LANSING, Mich., Feb. 10, 2024 — For the first time in 40 years, Democrats gained control of the Legislature and the governor’s office last year. With its majority, the party that puts people first had a remarkably productive year that resulted in a historic number of bills passed and signed into law. Michigan House Democrats celebrate Day 7 of the Countdown today with a focus on policies that affect communities and affordable housing. 

House Dems heard from residents about the need for access to equitable housing. Additionally, they heard from local government officials about the need for help with community development, and Dems delivered. 

Newly appointed chair of the Housing Subcommittee, state Rep. Kristian Grant (D-Grand Rapids) is laser-focused on fostering a housing market that encourages economic growth, reduces community blight and increases the opportunity for more Michiganders to prosper and own their own homes.

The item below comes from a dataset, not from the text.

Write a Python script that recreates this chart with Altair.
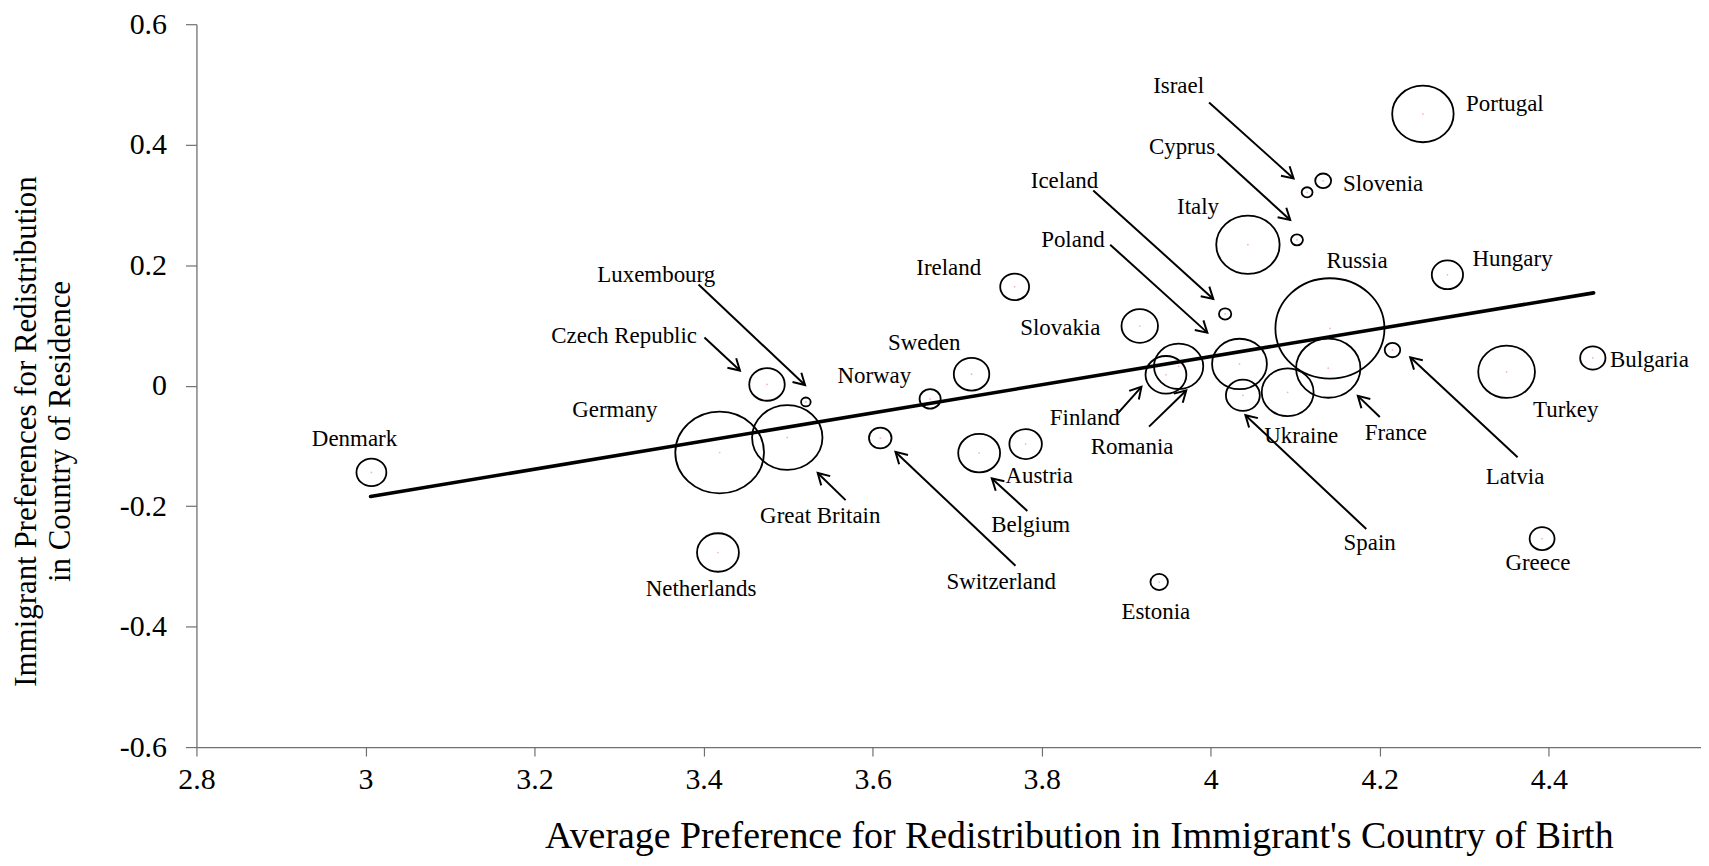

“For decades, areas like my home of Southeast Grand Rapids have seen decline due to underinvestment at every level. One of our primary goals at the state House is a focus on fighting for economic development. I am thrilled that my colleagues and I have reversed that trend and taken a significant step forward in addressing the needs of our constituents. This has happened by fostering growth with innovative policies like establishing new land banks, and investing in education. We’re paving a path to a brighter future for the people of Michigan,” Grant said.

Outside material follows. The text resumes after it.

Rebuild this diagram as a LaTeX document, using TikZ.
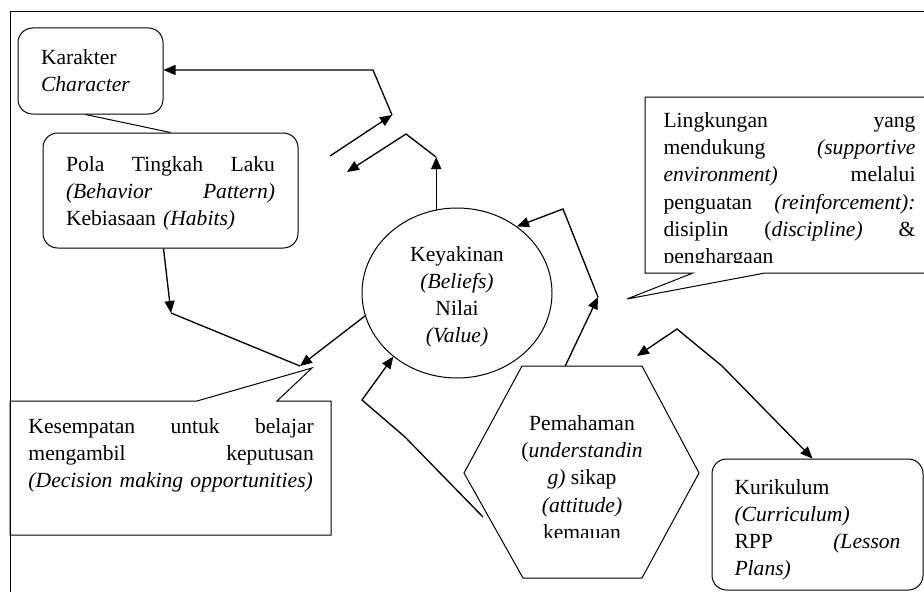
\documentclass[tikz,border=0pt]{standalone}
\usepackage{fontspec}
\setmainfont{Liberation Serif}
\usetikzlibrary{arrows.meta,shapes.geometric,calc}

\tikzset{every picture/.style={line width=0.75pt}}
\tikzset{
	rbox/.style={draw, rounded corners=11pt, align=left, inner sep=0pt},
	conn/.style={line width=1pt},
	arrowend/.style={-{Triangle[length=9pt,width=7.5pt]}},
	arrowboth/.style={{Triangle[length=9pt,width=7.5pt]}-{Triangle[length=9pt,width=7.5pt]}},
}
% justified line: width, words split by \hfill
\newcommand{\jline}[2]{\makebox[#1]{#2}}

\begin{document}
\begin{tikzpicture}[x=0.75pt,y=0.75pt,yscale=-1,xscale=1,
	every node/.style={font=\fontsize{16.2}{20.4}\selectfont}]
	\useasboundingbox (0,0) rectangle (924,592);

	%Straight Lines: frame
	\draw (926,12) -- (10,12) -- (10,594) ;

	%Rounded Rect: Karakter
	\node[rbox, minimum width=108.75pt, minimum height=64.5pt, text width=74.25pt] (karakter) at (90.5,71) {Karakter\\\textit{Character}};
	%Rounded Rect: Pola Tingkah Laku
	\node[rbox, minimum width=191.25pt, minimum height=86.25pt, text width=156.75pt] (pola) at (170.5,190.5) {\rule{0pt}{15pt}\jline{156.75pt}{Pola\hfill Tingkah\hfill Laku}\\\jline{156.75pt}{\textit{(Behavior\hfill Pattern)}}\\Kebiasaan \textit{(Habits)}};
	%Rounded Rect: Kurikulum
	\node[rbox, minimum width=158.25pt, minimum height=98.25pt, text width=124.5pt] (kurikulum) at (817.5,524.5) {\rule{0pt}{19pt}Kurikulum\\\textit{(Curriculum)}\\\jline{124.5pt}{RPP\hfill\textit{(Lesson}}\\\textit{Plans)}};
	%Shape: Ellipse
	\node[draw, ellipse, minimum width=142.5pt, minimum height=127.5pt, inner sep=0pt, align=center] (keyakinan) at (457,293) {\rule{0pt}{17pt}Keyakinan\\\textit{(Beliefs)}\\Nilai\\\textit{(Value)}};

	%Shape: Callout (decision)
	\draw (10,401) -- (197,401) -- (312,368) -- (277,401) -- (331,401) -- (331,535) -- (10,535) -- cycle ;
	% Text Node
	\node[anchor=north west, inner sep=0pt, text width=214pt, align=left] (decision) at (28,418) {\jline{214pt}{Kesempatan\hfill untuk\hfill belajar}\\\jline{214pt}{mengambil\hfill keputusan}\\\textit{(Decision making opportunities)}};

	%Shape: Callout (lingkungan)
	\draw (645,97) -- (926,97) -- (926,273) -- (765,273) -- (627,299) -- (693,273) -- (645,273) -- cycle ;
	\begin{scope}
		\clip (645,97) rectangle (924,262.5);
		% Text Node
		\node[anchor=north west, inner sep=0pt, text width=189pt, align=left] (lingkungan) at (663,112) {\jline{189pt}{Lingkungan\hfill yang}\\\jline{189pt}{mendukung\hfill\textit{(supportive}}\\\jline{189pt}{\textit{environment)}\hfill melalui}\\\jline{189pt}{penguatan\hfill\textit{(reinforcement):}}\\\jline{189pt}{disiplin\hfill(\textit{discipline)}\hfill\&}\\penghargaan};
	\end{scope}

	%Shape: Hexagon
	\coordinate (hx1) at (522,366);
	\coordinate (hx2) at (642,366);
	\coordinate (hx3) at (699,473);
	\coordinate (hx4) at (642,578);
	\coordinate (hx5) at (523,578);
	\coordinate (hx6) at (464,473);
	\draw (hx1) -- (hx2) -- (hx3) -- (hx4) -- (hx5) -- (hx6) -- cycle ;
	\begin{scope}
		\clip (460,360) rectangle (705,537.5);
		% Text Node
		\node[anchor=north, inner sep=0pt, align=center] (pemahaman) at (582,415) {Pemahaman\\(\textit{understandin}\\\textit{g)} sikap\\\textit{(attitude)}\\kemauan};
	\end{scope}

	% bends
	\coordinate (kup) at (436,157);
	\coordinate (kbend) at (406,134);
	\coordinate (kend) at (347,172);
	\coordinate (pstart) at (330,156);
	\coordinate (ptip) at (392,115);
	\coordinate (pbend) at (373,70);
	\coordinate (pdown) at (171,313);
	\coordinate (dtip) at (300,366);
	\coordinate (hstart) at (483,517);
	\coordinate (hb1) at (405,437);
	\coordinate (hb2) at (362,400);
	\coordinate (utip) at (598,297);
	\coordinate (ubend) at (563,209);
	\coordinate (cb1) at (637,356);
	\coordinate (cb2) at (677,329);
	\coordinate (cb3) at (722,366);

	%Straight Lines
	\draw[conn,arrowend] (keyakinan.104) -- (keyakinan.104 |- kup) ;
	\draw[conn,arrowend] (kup) -- (kbend) -- (kend) ;
	\draw[conn,arrowend] (pstart) -- (ptip) ;
	\draw[conn,arrowend] (ptip) -- (pbend) -- (pbend -| karakter.east) ;
	\draw ($(karakter.south)+(-5,0)$) -- (pola.north) ;
	\draw[conn,arrowend] ($(pola.south)+(-7,0)$) -- (pdown) ;
	\draw[conn] (pdown) -- (dtip) ;
	\draw[conn,arrowend] (keyakinan.194) -- (dtip) ;
	\draw[conn,arrowend] (hstart) -- (hb1) -- (hb2) -- (keyakinan.225) ;
	\draw[conn,arrowend] ($(hx1)!0.36!(hx2)$) -- (utip) ;
	\draw[conn,arrowend] (utip) -- (ubend) -- (keyakinan.48) ;
	\draw[conn,arrowboth] (cb1) -- (cb2) -- (cb3) -- ($(kurikulum.north)+(-5,0)$) ;

\end{tikzpicture}
\end{document}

Democrats have passed several key pieces of legislation to carve out an aggressive plan for affordable housing across the state. The Democratic trifecta made a bold, historic move by adding a dedicated revenue stream for housing in the state budget for the first time ever. By adding this permanent budget line item, $50 million annually will go to a Michigan housing and community development fund, after a threshold of $1.2 billion is met by the Corporate Income Tax. 

“The housing crisis we’re facing is at an all time urgency. We simply cannot talk about growing the economy of our state, bringing new businesses and new workers, while we do not have housing for them. And on the other hand, homelessness prevention workers have told me there aren’t enough shelters or space to help Michiganders without a home. Having a home is a key piece in the social determinants of health. If housing is stable, usually a family can better shore up other parts of their lives, like putting food on the table and being able to secure reliable transportation. We’ve got some tough work ahead yet to do to create solutions to the housing problems facing Michiganders. But what Democrats have done so far will go a long way to bring more people into housing-security,” said state Rep. Betsy Coffia (D-Traverse City).

House Bill 4001 dedicates $50 million a year to the Michigan Housing and Community Development Fund. With these funds, revitalizing buildings and providing new life in the construction and development space will continue to address the needs of Michigan communities. Also, Michigan State Housing Development Authority (MSHDA) allocated $14 million in federal funding to build housing across Michigan, as a result of the federal Low-Income Housing Tax Credit. Democrats have made serious inroads this session to provide solutions to housing problems. 

“Without a doubt, housing is the number one challenge for our villages, townships and cities. All generations of a family should be able to access housing —  whether they’re just starting out, growing a family or a senior looking to downsize. The new funding from the state is allowing us to work together regionally on housing for the first time. The resources are beginning to meet the scale of the problem,” said state Rep. Jenn Hill (D-Marquette).

Other policies Democrats passed for community development and housing include the creation of land banks across the state in communities currently without one and the requirement of real estate licenses to complete fair housing training, ensuring better access to affordable housing with equity for all Michiganders.

“2023 was a record year for MSHDA’s production and investments, and with the help of our partners in the Legislature, we’re going to raise the bar even higher this year,” said Amy Hovey, CEO and executive director of the Michigan State Housing Development Authority (MSHDA). “We are moving quickly to make historic commitments to address the housing supply shortage and meet the needs of our neighbors in Michigan and those who want to live here. Let’s get it done!”